All too often, however, any poem about gay subjects is automatically considered to be homoerotic (or even pornographic) regardless of its actual level of erotic content — or intent. For a piece of writing can be about sex without being erotic at all (and I am referring to intent, here, rather than entries nominated for the Bad Sex Award).
And what about your children’s books and publishing?
I love writing the children’s books, I think youth are much more appreciative readers than adults, perhaps because they’re struggling so hard to be able to read, and they still so actively take pleasure in stories.
Reading, for many adults, is an activity that’s become marginalized; they read on the commute to or from work (maybe with LAF’s LitNav app!) or if they’re eating alone or for a few minutes before bed. But we don’t often devote prime time hours to reading, showing it to be an activity that’s worth doing in and of itself — the way it still is for children.
With my children’s books I often try and write the other side of a story, or about the characters that are not usually given a voice, absences I recognize from my own personal experiences of exclusion and marginality: because of my sexuality, my religion, my living in another country and speaking and writing in its language.
So in writing a story about immigration, instead of focusing on arriving in a new country as almost all books on the subject do, I wrote about the people who are left behind, in this case a young girl in Latin America whose father is in another country, working and sending money home to his family (Vamos a Ver a Papá, Ekaré). One of my picture books, ¿Lees un libro conmigo? (Panamericana) was chosen by IBBY for Outstanding Books for Young People with Disabilities 2007, for its inclusion of a blind character in a book that was not about being blind.
No matter what other social element one might wish to convey, the most important thing is to offer kids a good story, something with humor or adventure, poetry or emotion, for them to take pleasure in reading.
As for the publishing I do, I run a small poetry publisher called A Midsummer Night’s Press. We publish small trim-sized collections, aiming to produce volumes that are attractive and also affordable — which can be enjoyed by poetry afficionados but which are not threatening to readers who might otherwise be leery of poetry (having had bad experiences in school, being forced to dissect a poem and sometimes killing the magic of poetry). One of our imprints is Body Language, which publishes work by LGBT authors, voices which don’t always find a place at other houses.
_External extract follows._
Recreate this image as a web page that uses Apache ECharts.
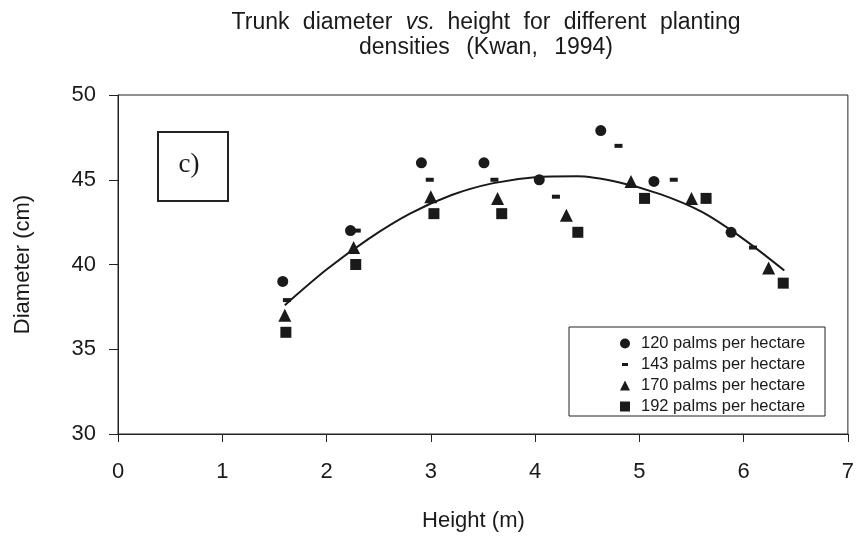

And our newest endeavor is a translation series, which to begin with is focusing on translating women writers, as it is much harder for women writers (in general, and poets in particular) to be translated into English than male writers. The first few books in this series will be: One is None by Estonian poet Kätlin Kaldmaa (translated by Miriam McIlfatrick), Anything Could Happen by Slovenian poet Jana Putrle (translated by Barbara Jursa), and Dissection by Spanish poet Care Santos (which I have translated).